Dumont founded the factories at Ferrière-la-Grande in 1830, the first coke-fired blast furnaces in the north of France to produce and mould pig-iron from the local minerals.

In 1834, Dumont bought half of the land for the Denain iron factory, the other half belonging to Serret and Lelièvre.
The Société Serret, Lelièvre et Cie was constituted in 1834 to build and run the Forges de Denain.
The partners were Georges Serret, Isidore Charpentier-Odolant and Charles Lelièvre.
Dumont also participated.
Serret and Dumont were also partners in the Forges de Raismes (Renaux, Dumont et Cie).
The factory in Denain was located beside the Escaut river, which had been canalized between Valenciennes and Cambrai since 1775.
The Mines d'Anzin operated three coal mines 100 m below the Denain factory.
The first coke-fired blast furnaces of the Forges de Denain began operations in 1836.

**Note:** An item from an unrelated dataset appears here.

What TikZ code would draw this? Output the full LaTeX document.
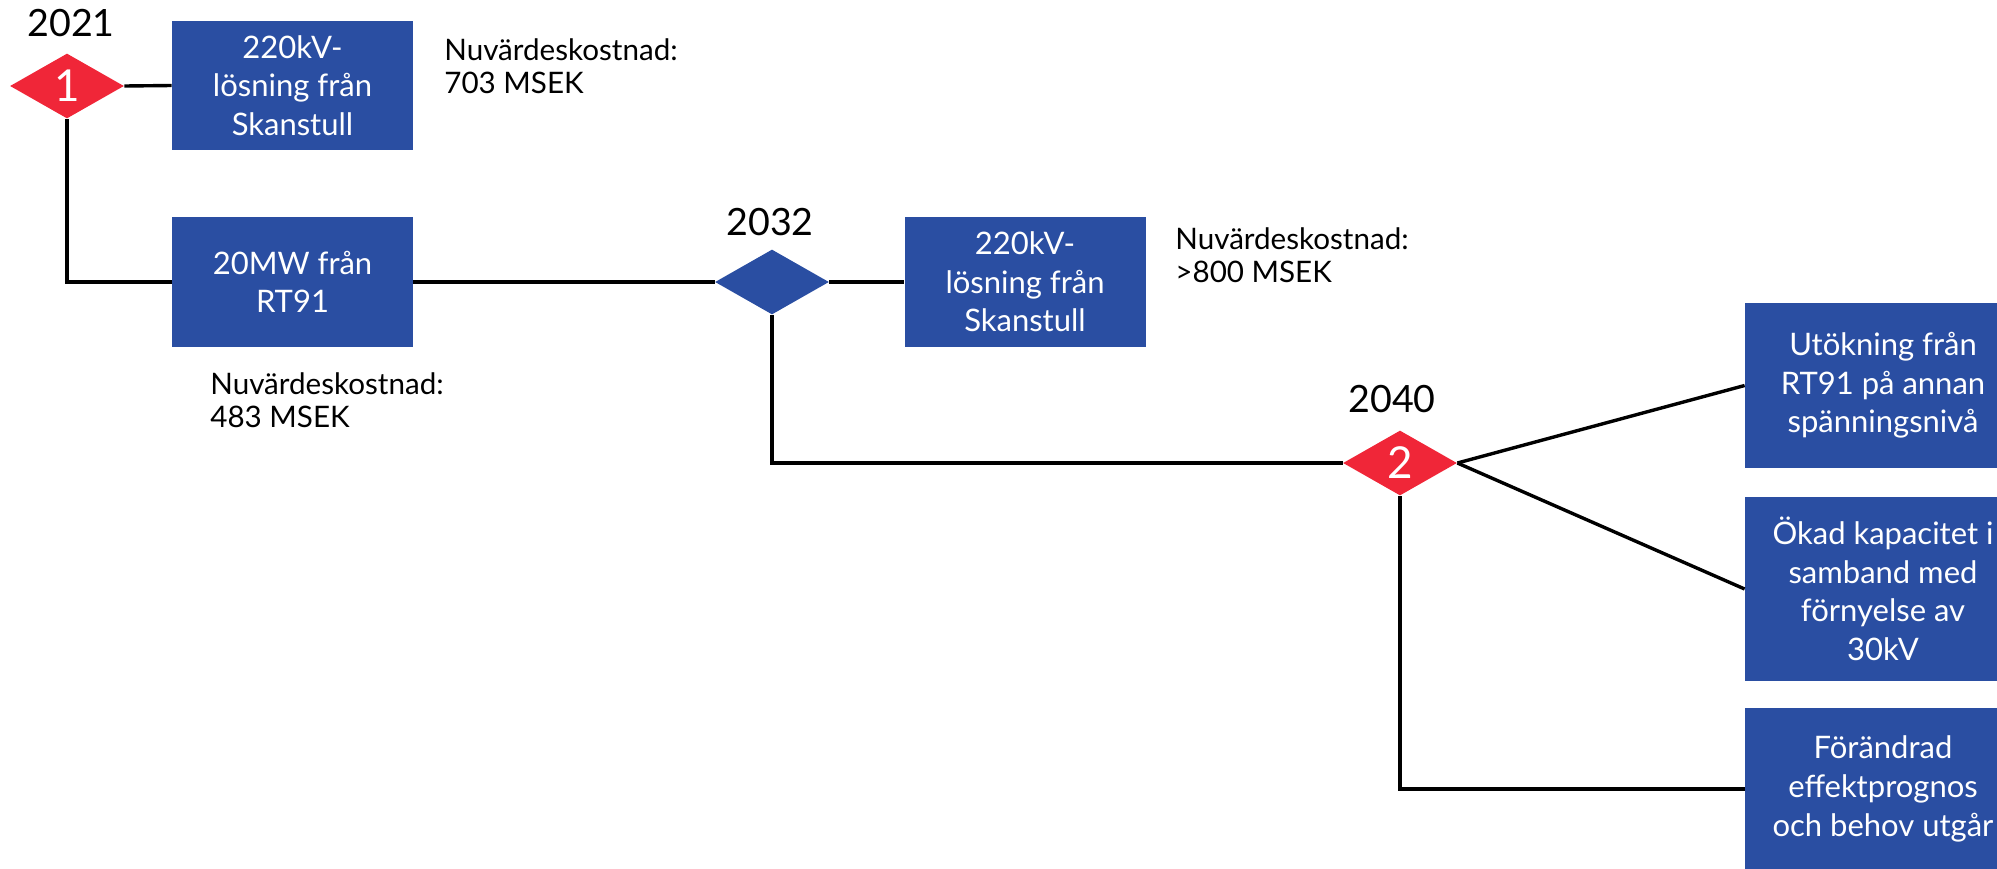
\documentclass[tikz,border=0pt]{standalone}
\usepackage{fontspec}
\setmainfont{Lato}
\usetikzlibrary{shapes.geometric}
\definecolor{boxblue}{RGB}{42,78,162}
\definecolor{markred}{RGB}{240,38,56}
\begin{document}
\begin{tikzpicture}[x=0.5pt,y=-0.5pt,
  box/.style={fill=boxblue, text=white, inner sep=0pt, align=center, font=\fontsize{15.5}{19.3}\selectfont},
  dia/.style={diamond, inner sep=0pt, minimum width=57pt, minimum height=32.5pt},
  reddia/.style={dia, fill=markred, text=white, font=\fontsize{22}{22}\selectfont},
  bluedia/.style={dia, fill=boxblue},
  year/.style={font=\fontsize{18.8}{20}\selectfont, inner sep=0pt},
  cost/.style={font=\fontsize{14.8}{16.5}\selectfont, align=left, anchor=north west, inner sep=0pt},
  conn/.style={line width=1.7pt, black}
]
\useasboundingbox (0,0) rectangle (1997,868);
\clip (0,0) rectangle (1997,868);

% years
\node[year] (y1) at (71,23) {2021};
\node[year] (y2) at (770,222) {2032};
\node[year] (y3) at (1392,399) {2040};

% decision diamonds
\node[reddia] (d1) at (67,86) {1};
\node[bluedia] (d2) at (772,282) {};
\node[reddia] (d3) at (1400,463) {2};

% boxes
\node[box, minimum width=120.5pt, minimum height=64.5pt] (b1) at (292.5,85.5) {220kV-\\lösning från\\Skanstull};
\node[box, minimum width=120.5pt, minimum height=65pt] (b2) at (292.5,282) {20MW från\\RT91};
\node[box, minimum width=120.5pt, minimum height=65pt] (b3) at (1025,282) {220kV-\\lösning från\\Skanstull};
\node[box, minimum width=138pt, minimum height=82.5pt] (bA) at (1883,385.5) {Utökning från\\RT91 på annan\\spänningsnivå};
\node[box, minimum width=138pt, minimum height=92pt] (bB) at (1883,589) {Ökad kapacitet i\\samband med\\förnyelse av\\30kV};
\node[box, minimum width=138pt, minimum height=81pt] (bC) at (1883,789) {Förändrad\\effektprognos\\och behov utgår};

% cost notes
\node[cost] (c1) at (444,38) {Nuvärdeskostnad:\\703 MSEK};
\node[cost] (c2) at (1175,227) {Nuvärdeskostnad:\\>800 MSEK};
\node[cost] (c3) at (210,372) {Nuvärdeskostnad:\\483 MSEK};

% connectors
\draw[conn] (d1.east) -- (b1.west);
\draw[conn] (d1.south) |- (b2.west);
\draw[conn] (b2.east) -- (d2.west);
\draw[conn] (d2.east) -- (b3.west);
\draw[conn] (d2.south) |- (d3.west);
\draw[conn] (d3.east) -- (bA.west);
\draw[conn] (d3.east) -- (bB.west);
\draw[conn] (d3.south) |- (bC.west);
\end{tikzpicture}
\end{document}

Dumont married Aglaé-Renelde-Marianne-Antoinette de Martigny des Roches on 18 October 1841.
In 1849 Léon Talabot took control of the Denain and Anzin forges and merged them.
Talabot combined the Forges et Laminoirs d'Anzin with the Serret, Lelièvre, Dumont et Cie company of Denain to form the Société des hauts-fourneaux et des forges de Denain et Anzin, the largest metallurgical company in the Nord Department.
By decree of 23 April 1859 Dumont was granted a concession to build a railway line to link the factories Ferrière-la-Grande to the Saint-Quentin line at Erquelinnes.
The line was built on land acquired by Dumont or expropriated on the grounds of public utility.

==Politician==
Dumont became a municipal councilor and a general councilor in the department of Nord.
On 21 June 1834 he was elected deputy for the constituency of Valenciennes, Nord.
At first he sat with the center left, but then joined the dynastic opposition led by Odilon Barrot.
He was reelected on 4 November 1837 and on 2 March 1839.
He left office on 12 June 1842 and retired from national politics.
Dumont was mayor of Ferrière-la-Grande from 1860 to 1864.
He was awarded the Saint Helena Medal.

Pierre François Dumont died on 27 July 1864 in Ferrière-la-Grande, Nord.
He was survived by his widow and by his son and sole heir Alphonse-Edgard Dumont.
There is a Rue Pierre-François Dumont in Ferrière-la-Grande.